> Problem to solve: Exactly the lines from the one containing "What TikZ code" through the one containing "(36,9) (38,14) (37,20)" are to be returned, please, without any pictures.

[Collected data]

* * * * * * *

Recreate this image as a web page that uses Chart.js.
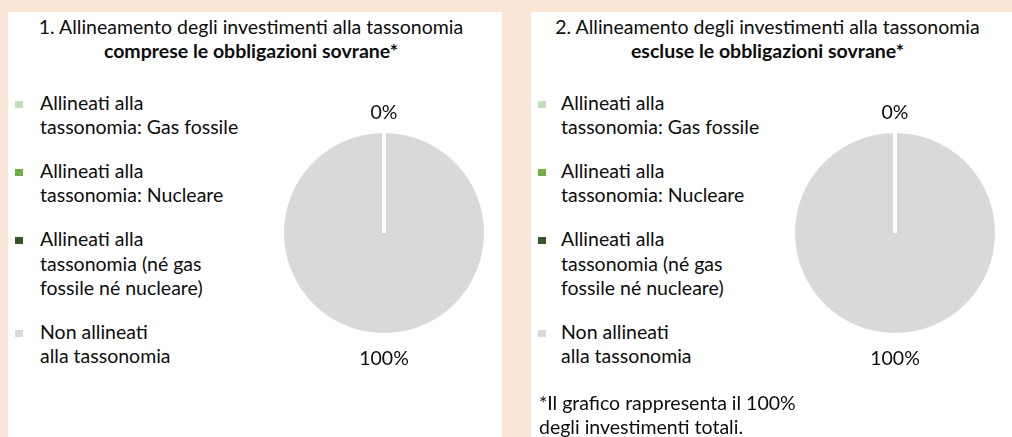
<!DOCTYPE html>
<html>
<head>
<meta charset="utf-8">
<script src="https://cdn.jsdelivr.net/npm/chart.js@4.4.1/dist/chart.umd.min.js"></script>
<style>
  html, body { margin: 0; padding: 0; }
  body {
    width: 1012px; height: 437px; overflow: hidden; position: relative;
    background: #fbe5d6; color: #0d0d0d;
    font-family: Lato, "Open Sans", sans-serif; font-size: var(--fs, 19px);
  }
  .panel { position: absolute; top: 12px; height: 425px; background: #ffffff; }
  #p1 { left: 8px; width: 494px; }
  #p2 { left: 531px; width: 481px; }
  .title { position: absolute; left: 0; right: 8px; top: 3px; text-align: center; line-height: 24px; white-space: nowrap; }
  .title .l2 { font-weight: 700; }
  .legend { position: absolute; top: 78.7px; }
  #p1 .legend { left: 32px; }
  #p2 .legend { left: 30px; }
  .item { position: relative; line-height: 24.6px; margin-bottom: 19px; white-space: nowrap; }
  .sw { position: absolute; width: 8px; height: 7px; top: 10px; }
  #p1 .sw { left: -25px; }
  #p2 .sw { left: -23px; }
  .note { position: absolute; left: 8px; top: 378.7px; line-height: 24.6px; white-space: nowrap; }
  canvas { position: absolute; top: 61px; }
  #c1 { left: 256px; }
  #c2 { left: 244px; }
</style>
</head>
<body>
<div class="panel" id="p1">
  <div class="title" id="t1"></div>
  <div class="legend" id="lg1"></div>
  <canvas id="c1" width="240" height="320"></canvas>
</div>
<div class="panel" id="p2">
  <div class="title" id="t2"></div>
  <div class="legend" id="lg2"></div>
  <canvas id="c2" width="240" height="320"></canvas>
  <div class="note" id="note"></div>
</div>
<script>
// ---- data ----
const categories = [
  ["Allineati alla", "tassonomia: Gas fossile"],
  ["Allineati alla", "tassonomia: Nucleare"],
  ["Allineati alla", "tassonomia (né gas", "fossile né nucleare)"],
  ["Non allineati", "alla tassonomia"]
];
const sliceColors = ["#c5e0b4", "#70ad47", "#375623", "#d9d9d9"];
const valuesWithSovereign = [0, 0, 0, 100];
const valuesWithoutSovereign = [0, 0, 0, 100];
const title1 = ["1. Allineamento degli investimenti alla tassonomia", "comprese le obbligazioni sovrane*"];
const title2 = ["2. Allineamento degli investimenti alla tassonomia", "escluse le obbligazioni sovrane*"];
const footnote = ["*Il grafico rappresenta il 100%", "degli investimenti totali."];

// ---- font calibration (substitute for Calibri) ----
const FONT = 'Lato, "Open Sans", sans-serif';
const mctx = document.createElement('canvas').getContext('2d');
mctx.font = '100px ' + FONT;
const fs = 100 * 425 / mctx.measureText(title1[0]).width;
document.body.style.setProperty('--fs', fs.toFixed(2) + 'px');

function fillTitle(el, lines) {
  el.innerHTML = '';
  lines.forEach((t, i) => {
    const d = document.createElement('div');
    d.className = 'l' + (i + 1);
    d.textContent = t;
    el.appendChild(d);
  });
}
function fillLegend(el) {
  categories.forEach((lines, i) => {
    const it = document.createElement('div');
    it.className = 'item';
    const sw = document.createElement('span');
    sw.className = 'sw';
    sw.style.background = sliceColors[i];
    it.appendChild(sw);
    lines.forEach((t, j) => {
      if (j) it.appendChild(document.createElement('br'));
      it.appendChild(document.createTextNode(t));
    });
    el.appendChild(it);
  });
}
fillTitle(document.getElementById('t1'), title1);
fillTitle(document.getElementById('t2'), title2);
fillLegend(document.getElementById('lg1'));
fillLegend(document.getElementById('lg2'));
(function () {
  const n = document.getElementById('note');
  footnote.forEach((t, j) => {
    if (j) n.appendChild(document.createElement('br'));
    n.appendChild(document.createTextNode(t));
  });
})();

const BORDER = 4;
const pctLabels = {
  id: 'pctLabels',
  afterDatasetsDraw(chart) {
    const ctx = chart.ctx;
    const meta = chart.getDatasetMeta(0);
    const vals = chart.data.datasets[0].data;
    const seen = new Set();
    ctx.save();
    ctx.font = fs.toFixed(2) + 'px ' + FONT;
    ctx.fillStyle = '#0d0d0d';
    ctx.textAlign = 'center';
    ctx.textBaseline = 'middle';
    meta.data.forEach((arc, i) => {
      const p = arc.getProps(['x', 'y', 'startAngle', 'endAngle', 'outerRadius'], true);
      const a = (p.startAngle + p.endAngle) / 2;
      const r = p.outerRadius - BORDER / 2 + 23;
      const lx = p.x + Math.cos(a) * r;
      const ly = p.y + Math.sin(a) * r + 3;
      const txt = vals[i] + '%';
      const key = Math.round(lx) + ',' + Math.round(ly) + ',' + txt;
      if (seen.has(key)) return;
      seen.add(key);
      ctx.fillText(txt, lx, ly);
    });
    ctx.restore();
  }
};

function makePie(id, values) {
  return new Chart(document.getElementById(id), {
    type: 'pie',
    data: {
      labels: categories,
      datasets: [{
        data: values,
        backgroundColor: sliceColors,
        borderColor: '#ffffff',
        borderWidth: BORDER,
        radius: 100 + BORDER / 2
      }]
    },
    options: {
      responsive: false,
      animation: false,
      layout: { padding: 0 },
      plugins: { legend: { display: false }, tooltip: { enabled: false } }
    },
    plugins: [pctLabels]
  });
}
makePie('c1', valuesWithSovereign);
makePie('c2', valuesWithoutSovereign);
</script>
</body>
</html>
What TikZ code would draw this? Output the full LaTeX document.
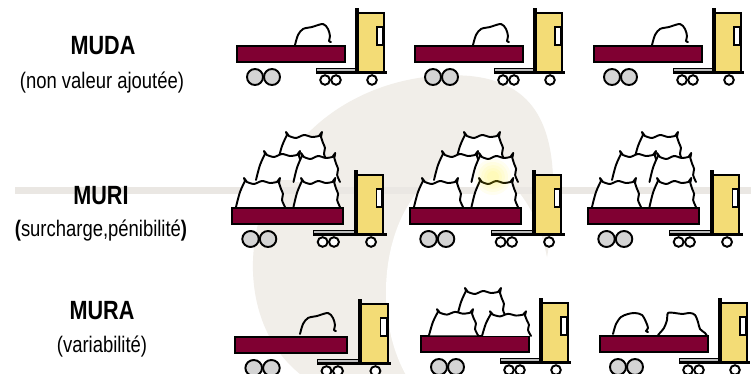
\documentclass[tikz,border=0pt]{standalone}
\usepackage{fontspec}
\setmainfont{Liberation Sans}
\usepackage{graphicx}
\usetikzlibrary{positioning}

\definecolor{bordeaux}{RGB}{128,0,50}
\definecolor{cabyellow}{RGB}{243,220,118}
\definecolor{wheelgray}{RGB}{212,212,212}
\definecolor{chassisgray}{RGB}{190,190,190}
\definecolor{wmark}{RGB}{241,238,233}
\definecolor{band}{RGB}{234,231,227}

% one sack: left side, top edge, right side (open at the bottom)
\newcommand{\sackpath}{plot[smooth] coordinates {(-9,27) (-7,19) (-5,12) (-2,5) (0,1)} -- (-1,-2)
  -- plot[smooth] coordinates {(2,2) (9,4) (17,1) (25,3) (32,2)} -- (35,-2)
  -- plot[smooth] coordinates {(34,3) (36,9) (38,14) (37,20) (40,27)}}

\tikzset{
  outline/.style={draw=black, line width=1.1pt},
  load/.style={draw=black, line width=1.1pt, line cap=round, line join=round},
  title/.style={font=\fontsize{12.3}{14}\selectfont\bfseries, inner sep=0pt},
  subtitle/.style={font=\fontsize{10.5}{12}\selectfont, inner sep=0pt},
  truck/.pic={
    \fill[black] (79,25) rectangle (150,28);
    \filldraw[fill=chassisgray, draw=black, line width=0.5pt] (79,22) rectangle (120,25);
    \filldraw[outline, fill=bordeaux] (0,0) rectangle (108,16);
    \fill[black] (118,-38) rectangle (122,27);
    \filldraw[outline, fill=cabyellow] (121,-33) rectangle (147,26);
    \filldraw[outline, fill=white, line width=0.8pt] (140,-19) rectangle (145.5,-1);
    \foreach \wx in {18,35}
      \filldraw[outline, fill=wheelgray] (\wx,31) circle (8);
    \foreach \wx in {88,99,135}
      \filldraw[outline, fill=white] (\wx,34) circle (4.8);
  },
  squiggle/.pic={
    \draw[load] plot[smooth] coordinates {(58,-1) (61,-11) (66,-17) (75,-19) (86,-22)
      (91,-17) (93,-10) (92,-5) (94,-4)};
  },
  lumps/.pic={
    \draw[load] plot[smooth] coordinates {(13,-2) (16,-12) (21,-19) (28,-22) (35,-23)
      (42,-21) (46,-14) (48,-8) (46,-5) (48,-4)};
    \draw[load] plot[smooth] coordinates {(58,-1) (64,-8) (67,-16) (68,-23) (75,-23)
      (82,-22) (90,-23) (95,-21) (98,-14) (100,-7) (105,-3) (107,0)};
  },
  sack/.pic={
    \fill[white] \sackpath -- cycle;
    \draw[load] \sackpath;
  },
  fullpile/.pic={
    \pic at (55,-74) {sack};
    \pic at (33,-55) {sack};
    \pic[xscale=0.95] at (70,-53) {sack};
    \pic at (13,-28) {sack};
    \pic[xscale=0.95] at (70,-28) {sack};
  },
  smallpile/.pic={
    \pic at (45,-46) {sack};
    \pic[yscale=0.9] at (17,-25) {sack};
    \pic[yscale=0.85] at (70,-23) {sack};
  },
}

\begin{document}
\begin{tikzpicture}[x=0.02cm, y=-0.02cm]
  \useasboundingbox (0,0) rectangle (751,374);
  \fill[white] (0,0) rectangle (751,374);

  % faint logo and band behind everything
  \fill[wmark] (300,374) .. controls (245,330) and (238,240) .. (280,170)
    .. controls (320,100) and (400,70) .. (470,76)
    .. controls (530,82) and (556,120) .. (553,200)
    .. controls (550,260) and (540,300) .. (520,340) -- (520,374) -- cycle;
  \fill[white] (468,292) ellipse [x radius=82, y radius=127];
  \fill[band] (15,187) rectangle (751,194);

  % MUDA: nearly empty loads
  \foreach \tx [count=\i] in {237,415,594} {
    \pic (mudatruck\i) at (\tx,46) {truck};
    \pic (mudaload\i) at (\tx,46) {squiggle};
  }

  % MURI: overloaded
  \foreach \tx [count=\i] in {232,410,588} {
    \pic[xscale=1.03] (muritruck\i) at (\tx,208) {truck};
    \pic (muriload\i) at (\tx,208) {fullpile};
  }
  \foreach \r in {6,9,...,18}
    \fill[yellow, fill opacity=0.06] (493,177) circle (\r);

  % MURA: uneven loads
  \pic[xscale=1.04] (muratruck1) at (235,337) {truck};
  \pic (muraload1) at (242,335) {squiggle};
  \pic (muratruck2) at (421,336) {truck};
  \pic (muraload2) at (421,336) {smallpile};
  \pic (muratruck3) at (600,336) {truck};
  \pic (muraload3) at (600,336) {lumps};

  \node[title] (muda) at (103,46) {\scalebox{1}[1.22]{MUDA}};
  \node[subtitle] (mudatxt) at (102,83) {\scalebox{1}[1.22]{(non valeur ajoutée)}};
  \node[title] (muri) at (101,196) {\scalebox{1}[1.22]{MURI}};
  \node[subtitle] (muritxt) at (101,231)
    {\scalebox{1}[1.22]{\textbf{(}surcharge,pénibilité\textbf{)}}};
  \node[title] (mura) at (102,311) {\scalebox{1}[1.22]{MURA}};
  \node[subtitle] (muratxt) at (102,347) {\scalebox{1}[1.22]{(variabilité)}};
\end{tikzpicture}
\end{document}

* * * * * * *

> Expected answer:
What TikZ code would draw this? Output the full LaTeX document.
\documentclass[tikz,border=0pt]{standalone}
\usepackage{fontspec}
\setmainfont{Liberation Sans}
\usepackage{graphicx}
\usetikzlibrary{positioning}

\definecolor{bordeaux}{RGB}{128,0,50}
\definecolor{cabyellow}{RGB}{243,220,118}
\definecolor{wheelgray}{RGB}{212,212,212}
\definecolor{chassisgray}{RGB}{190,190,190}
\definecolor{wmark}{RGB}{241,238,233}
\definecolor{band}{RGB}{234,231,227}

% one sack: left side, top edge, right side (open at the bottom)
\newcommand{\sackpath}{plot[smooth] coordinates {(-9,27) (-7,19) (-5,12) (-2,5) (0,1)} -- (-1,-2)
  -- plot[smooth] coordinates {(2,2) (9,4) (17,1) (25,3) (32,2)} -- (35,-2)
  -- plot[smooth] coordinates {(34,3) (36,9) (38,14) (37,20) (40,27)}}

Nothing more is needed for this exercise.